The seeming inevitability of such a strong NDP showing on election night has convinced me more than ever that the Green Party has a necessary voice to add to the political spectrum.  I am going to give Darrell Dexter the benefit of the doubt, and hope that he will not govern from as far to the right as he has campaigned.  I am assuming that, sure of support from the NDP base, Mr. Dexter abandoned addressing social issues in this campaign for fear of putting off small-c conservatives and small-l liberals, who might come to the NDP camp if Dexter hammered home the point of fiscal responsibility.  Plus it isn’t a bad point to hammer.  It’s important.

But social responsibility is just as important, and here is where the Green vote counts.  Every vote that is pulled away from the NDP that lands in the Green column will remind Mr. Dexter and his band of new New Democrats that Nova Scotians want socially responsible legislation.  That it isn’t all about the budget for everybody.  That, for some of us – a lot of us – it is about the people.  Every vote that lands in the Green column reminds Mr. Dexter that Nova Scotians are looking to make a better province for their children and their grandchildren, not just an HST cut on electric bills and a few new emergency room beds.  That we want our government to make ethical decisions, like getting out of the VLT business.  Every vote that lands in the Green column reminds the new government that our physical environment is something we care passionately about.  That our health care system should be the greatest in the world and that it can be if we take a holistic approach and listen to the nurses and nurse practitioners and other health care professionals in our province.  Every vote in the Green column reminds Mr.
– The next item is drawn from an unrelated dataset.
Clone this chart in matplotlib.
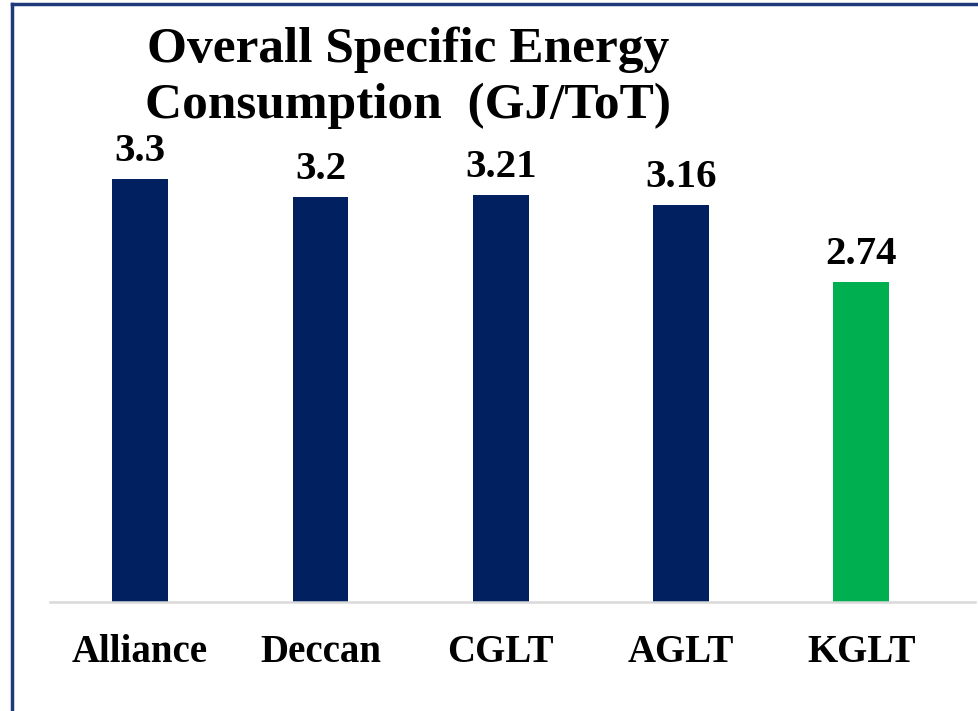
import matplotlib
matplotlib.use("Agg")
import matplotlib.pyplot as plt
from matplotlib.lines import Line2D

# data
categories = ["Alliance", "Deccan", "CGLT", "AGLT", "KGLT"]
values = [3.3, 3.2, 3.21, 3.16, 2.74]
labels = ["3.3", "3.2", "3.21", "3.16", "2.74"]
colors = ["#002060", "#002060", "#002060", "#002060", "#00B050"]

plt.rcParams['font.family'] = ['Liberation Serif', 'DejaVu Serif']

fig = plt.figure(figsize=(9.79, 7.11), dpi=100)
ax = fig.add_axes([50/979, 1 - 602/711, 925/979, 460/711])

x = list(range(len(categories)))
ax.bar(x, [v - 1.0 for v in values], bottom=1.0, width=0.31, color=colors, zorder=2)
ax.set_xlim(-0.5, 4.63)
ax.set_ylim(1.0, 3.5)

for s in ["top", "right", "left"]:
    ax.spines[s].set_visible(False)
ax.spines["bottom"].set_color("#D9D9D9")
ax.spines["bottom"].set_linewidth(1.8)
ax.set_yticks([])
ax.set_xticks([])

# value labels
for xi, v, lab in zip(x, values, labels):
    ax.annotate(lab, xy=(xi, v), xytext=(0, 13), textcoords="offset points",
                ha="center", va="baseline", fontsize=29.5, fontweight="bold")

# category labels
for xi, cat in zip(x, categories):
    ax.annotate(cat, xy=(xi, 1.0), xytext=(0, -43.5), textcoords="offset points",
                ha="center", va="baseline", fontsize=28, fontweight="bold")

# title
fig.text(408/979, 1 - 62/711, "Overall Specific Energy", ha="center", va="baseline",
         fontsize=37, fontweight="bold")
fig.text(408/979, 1 - 118/711, "Consumption  (GJ/ToT)", ha="center", va="baseline",
         fontsize=37, fontweight="bold")

# frame lines
fig.add_artist(Line2D([12/979, 1.0], [1 - 4/711, 1 - 4/711], color="#1F3A7A", lw=2.5,
                      transform=fig.transFigure))
fig.add_artist(Line2D([12/979, 12/979], [0, 1 - 4/711], color="#1F3A7A", lw=2.5,
                      transform=fig.transFigure))

fig.savefig("out.png", dpi=100)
Dexter he cannot take the voter for granted and that he must craft a vision that looks beyond the next election or two.

And so I return to the theme with which I started this campaign: 500 votes to increase the voice for sustainability, self-sufficiency, and social responsibility.   We’re in the last days of this campaign (and I admit that I’m looking forward to some quality time with my boys when this is done), but the real work for the Green Party starts after the election.  The real work starts with us standing and using our small but growing voice to speak to the government, with the citizens, with the  wonderful people who do so much good work with the province’s non-profit organizations.  The real work begins with connecting with the disenfranchised; with poverty, health, education, and environmental activists; with the working and the non-working poor.

The other parties will stop campaigning when this election is over, but that is when the Green Party should really begin.